Request ->
The exercise asks for every line of the data to be reproduced exactly.

Data segment ->
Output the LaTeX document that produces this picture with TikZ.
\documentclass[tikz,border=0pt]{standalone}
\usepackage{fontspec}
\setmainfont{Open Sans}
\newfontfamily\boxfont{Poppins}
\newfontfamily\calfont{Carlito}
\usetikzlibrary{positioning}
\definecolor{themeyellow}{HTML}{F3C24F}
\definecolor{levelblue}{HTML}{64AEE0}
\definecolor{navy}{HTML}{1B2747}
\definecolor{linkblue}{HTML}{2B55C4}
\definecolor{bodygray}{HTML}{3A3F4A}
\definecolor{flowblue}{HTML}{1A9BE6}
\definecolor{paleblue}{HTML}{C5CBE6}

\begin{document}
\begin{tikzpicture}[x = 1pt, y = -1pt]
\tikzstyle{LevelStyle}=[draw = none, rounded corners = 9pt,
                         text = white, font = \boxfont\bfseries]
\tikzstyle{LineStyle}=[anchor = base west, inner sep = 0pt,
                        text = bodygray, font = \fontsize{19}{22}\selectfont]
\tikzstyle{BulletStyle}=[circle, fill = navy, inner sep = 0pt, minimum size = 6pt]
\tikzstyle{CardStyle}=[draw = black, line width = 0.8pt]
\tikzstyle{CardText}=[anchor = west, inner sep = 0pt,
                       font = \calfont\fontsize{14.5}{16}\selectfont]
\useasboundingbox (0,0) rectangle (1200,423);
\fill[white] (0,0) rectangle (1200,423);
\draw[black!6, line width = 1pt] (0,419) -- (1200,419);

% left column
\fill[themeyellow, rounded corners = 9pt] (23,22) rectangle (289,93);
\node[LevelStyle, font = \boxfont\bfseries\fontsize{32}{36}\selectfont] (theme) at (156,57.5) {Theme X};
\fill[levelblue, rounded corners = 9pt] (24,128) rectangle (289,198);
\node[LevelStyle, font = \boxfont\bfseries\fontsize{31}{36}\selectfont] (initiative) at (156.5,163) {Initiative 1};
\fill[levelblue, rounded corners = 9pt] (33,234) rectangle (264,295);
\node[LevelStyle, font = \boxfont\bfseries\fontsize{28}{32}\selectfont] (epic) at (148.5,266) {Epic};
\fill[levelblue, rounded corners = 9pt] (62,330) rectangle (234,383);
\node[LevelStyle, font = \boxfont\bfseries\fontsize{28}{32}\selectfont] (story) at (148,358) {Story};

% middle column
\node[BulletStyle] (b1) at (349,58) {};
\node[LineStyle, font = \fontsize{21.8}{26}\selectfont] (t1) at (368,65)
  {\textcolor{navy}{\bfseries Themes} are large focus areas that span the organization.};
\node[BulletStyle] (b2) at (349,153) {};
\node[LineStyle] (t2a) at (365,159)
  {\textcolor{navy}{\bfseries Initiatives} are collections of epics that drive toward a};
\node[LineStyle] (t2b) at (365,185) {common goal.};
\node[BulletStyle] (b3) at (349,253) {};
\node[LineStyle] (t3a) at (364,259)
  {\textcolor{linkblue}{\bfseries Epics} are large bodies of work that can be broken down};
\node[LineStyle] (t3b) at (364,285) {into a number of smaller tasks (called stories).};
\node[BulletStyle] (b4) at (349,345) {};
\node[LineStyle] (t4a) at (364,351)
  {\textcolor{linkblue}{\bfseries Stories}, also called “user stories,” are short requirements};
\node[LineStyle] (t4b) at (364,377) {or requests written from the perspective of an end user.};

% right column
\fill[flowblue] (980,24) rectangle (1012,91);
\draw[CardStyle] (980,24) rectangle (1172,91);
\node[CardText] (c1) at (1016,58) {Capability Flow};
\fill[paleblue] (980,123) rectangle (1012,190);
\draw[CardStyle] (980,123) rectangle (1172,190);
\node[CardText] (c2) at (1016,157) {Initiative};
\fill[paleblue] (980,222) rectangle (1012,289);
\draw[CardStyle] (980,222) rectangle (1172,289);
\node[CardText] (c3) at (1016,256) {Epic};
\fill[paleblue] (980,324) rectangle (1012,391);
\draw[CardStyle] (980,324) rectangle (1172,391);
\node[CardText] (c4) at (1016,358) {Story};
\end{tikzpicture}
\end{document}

Task output ->
Output the LaTeX document that produces this picture with TikZ.
\documentclass[tikz,border=0pt]{standalone}
\usepackage{fontspec}
\setmainfont{Open Sans}
\newfontfamily\boxfont{Poppins}
\newfontfamily\calfont{Carlito}
\usetikzlibrary{positioning}
\definecolor{themeyellow}{HTML}{F3C24F}
\definecolor{levelblue}{HTML}{64AEE0}
\definecolor{navy}{HTML}{1B2747}
\definecolor{linkblue}{HTML}{2B55C4}
\definecolor{bodygray}{HTML}{3A3F4A}
\definecolor{flowblue}{HTML}{1A9BE6}
\definecolor{paleblue}{HTML}{C5CBE6}

\begin{document}
\begin{tikzpicture}[x = 1pt, y = -1pt]
\tikzstyle{LevelStyle}=[draw = none, rounded corners = 9pt,
                         text = white, font = \boxfont\bfseries]
\tikzstyle{LineStyle}=[anchor = base west, inner sep = 0pt,
                        text = bodygray, font = \fontsize{19}{22}\selectfont]
\tikzstyle{BulletStyle}=[circle, fill = navy, inner sep = 0pt, minimum size = 6pt]
\tikzstyle{CardStyle}=[draw = black, line width = 0.8pt]
\tikzstyle{CardText}=[anchor = west, inner sep = 0pt,
                       font = \calfont\fontsize{14.5}{16}\selectfont]
\useasboundingbox (0,0) rectangle (1200,423);
\fill[white] (0,0) rectangle (1200,423);
\draw[black!6, line width = 1pt] (0,419) -- (1200,419);

% left column
\fill[themeyellow, rounded corners = 9pt] (23,22) rectangle (289,93);
\node[LevelStyle, font = \boxfont\bfseries\fontsize{32}{36}\selectfont] (theme) at (156,57.5) {Theme X};
\fill[levelblue, rounded corners = 9pt] (24,128) rectangle (289,198);
\node[LevelStyle, font = \boxfont\bfseries\fontsize{31}{36}\selectfont] (initiative) at (156.5,163) {Initiative 1};
\fill[levelblue, rounded corners = 9pt] (33,234) rectangle (264,295);
\node[LevelStyle, font = \boxfont\bfseries\fontsize{28}{32}\selectfont] (epic) at (148.5,266) {Epic};
\fill[levelblue, rounded corners = 9pt] (62,330) rectangle (234,383);
\node[LevelStyle, font = \boxfont\bfseries\fontsize{28}{32}\selectfont] (story) at (148,358) {Story};

% middle column
\node[BulletStyle] (b1) at (349,58) {};
\node[LineStyle, font = \fontsize{21.8}{26}\selectfont] (t1) at (368,65)
  {\textcolor{navy}{\bfseries Themes} are large focus areas that span the organization.};
\node[BulletStyle] (b2) at (349,153) {};
\node[LineStyle] (t2a) at (365,159)
  {\textcolor{navy}{\bfseries Initiatives} are collections of epics that drive toward a};
\node[LineStyle] (t2b) at (365,185) {common goal.};
\node[BulletStyle] (b3) at (349,253) {};
\node[LineStyle] (t3a) at (364,259)
  {\textcolor{linkblue}{\bfseries Epics} are large bodies of work that can be broken down};
\node[LineStyle] (t3b) at (364,285) {into a number of smaller tasks (called stories).};
\node[BulletStyle] (b4) at (349,345) {};
\node[LineStyle] (t4a) at (364,351)
  {\textcolor{linkblue}{\bfseries Stories}, also called “user stories,” are short requirements};
\node[LineStyle] (t4b) at (364,377) {or requests written from the perspective of an end user.};

% right column
\fill[flowblue] (980,24) rectangle (1012,91);
\draw[CardStyle] (980,24) rectangle (1172,91);
\node[CardText] (c1) at (1016,58) {Capability Flow};
\fill[paleblue] (980,123) rectangle (1012,190);
\draw[CardStyle] (980,123) rectangle (1172,190);
\node[CardText] (c2) at (1016,157) {Initiative};
\fill[paleblue] (980,222) rectangle (1012,289);
\draw[CardStyle] (980,222) rectangle (1172,289);
\node[CardText] (c3) at (1016,256) {Epic};
\fill[paleblue] (980,324) rectangle (1012,391);
\draw[CardStyle] (980,324) rectangle (1172,391);
\node[CardText] (c4) at (1016,358) {Story};
\end{tikzpicture}
\end{document}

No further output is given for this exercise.